Written task:
Every line below that contains "matplotlib" is to be copied.

--------------------

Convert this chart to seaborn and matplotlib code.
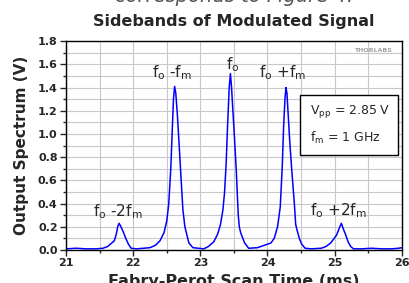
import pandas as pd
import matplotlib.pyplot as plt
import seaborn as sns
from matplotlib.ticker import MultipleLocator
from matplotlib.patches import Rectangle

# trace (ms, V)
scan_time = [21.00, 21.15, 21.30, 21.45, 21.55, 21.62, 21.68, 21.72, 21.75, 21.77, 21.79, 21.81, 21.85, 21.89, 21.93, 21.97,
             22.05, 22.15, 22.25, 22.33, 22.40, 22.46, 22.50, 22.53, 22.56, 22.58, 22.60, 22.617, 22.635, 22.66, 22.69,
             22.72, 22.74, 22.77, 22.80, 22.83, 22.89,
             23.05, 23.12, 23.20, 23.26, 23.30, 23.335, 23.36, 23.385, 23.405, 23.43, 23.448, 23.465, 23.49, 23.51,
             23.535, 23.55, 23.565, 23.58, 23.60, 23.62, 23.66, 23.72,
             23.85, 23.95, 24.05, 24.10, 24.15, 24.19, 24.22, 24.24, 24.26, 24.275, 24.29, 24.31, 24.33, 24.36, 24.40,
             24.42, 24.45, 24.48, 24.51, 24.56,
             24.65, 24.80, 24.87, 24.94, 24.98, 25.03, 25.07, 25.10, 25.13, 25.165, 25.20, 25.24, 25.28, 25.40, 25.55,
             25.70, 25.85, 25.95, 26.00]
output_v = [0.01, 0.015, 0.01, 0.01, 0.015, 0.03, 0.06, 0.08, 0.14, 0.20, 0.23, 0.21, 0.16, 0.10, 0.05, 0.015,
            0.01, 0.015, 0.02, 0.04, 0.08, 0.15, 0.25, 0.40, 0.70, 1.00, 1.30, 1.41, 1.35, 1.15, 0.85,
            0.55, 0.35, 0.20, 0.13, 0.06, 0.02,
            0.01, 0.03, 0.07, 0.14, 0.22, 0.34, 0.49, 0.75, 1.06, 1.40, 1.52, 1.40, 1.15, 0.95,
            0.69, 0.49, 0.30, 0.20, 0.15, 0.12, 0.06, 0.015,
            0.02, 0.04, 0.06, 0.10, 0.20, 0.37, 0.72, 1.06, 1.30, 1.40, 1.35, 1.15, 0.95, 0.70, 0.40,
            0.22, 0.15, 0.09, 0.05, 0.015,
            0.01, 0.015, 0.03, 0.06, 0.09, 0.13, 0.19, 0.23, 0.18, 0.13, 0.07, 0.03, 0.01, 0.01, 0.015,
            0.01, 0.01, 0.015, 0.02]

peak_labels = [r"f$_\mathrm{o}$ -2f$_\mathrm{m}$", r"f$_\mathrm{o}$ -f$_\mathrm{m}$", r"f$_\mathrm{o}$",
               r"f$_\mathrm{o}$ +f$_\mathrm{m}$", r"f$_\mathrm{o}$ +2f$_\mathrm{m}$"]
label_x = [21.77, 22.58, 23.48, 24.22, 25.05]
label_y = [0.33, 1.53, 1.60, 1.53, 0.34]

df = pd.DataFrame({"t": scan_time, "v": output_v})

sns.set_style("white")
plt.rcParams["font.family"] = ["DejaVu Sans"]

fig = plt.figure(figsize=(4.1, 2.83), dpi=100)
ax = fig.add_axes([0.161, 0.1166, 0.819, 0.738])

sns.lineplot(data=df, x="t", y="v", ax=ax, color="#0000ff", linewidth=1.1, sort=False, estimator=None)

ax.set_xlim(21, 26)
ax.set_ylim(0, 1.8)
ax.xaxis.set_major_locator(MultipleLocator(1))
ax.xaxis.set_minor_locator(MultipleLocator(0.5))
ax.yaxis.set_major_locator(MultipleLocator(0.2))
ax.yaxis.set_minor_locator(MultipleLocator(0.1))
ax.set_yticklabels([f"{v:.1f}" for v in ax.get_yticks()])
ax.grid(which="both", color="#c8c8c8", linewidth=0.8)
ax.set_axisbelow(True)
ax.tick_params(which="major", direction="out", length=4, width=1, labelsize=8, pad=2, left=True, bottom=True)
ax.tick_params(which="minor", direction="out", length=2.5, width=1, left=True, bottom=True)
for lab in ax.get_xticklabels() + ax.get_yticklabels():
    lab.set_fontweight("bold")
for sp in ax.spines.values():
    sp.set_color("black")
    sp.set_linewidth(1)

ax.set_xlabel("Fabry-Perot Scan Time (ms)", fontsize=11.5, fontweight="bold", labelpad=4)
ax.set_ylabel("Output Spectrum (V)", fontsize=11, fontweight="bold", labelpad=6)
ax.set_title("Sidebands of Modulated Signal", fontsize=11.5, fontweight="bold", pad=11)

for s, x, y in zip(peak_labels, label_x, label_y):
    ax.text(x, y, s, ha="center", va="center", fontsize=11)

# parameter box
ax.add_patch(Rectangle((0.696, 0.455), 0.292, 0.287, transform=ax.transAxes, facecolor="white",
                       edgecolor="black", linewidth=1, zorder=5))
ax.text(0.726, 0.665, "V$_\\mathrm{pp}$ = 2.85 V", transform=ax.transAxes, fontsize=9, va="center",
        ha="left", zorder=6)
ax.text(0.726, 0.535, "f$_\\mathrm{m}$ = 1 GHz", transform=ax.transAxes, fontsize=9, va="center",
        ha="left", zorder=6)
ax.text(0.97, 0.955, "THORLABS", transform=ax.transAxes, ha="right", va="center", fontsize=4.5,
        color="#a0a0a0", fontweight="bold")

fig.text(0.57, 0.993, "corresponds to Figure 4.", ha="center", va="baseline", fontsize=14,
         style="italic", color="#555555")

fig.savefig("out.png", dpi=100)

--------------------

Reply:
Convert this chart to seaborn and matplotlib code.
import matplotlib.pyplot as plt
from matplotlib.ticker import MultipleLocator
from matplotlib.patches import Rectangle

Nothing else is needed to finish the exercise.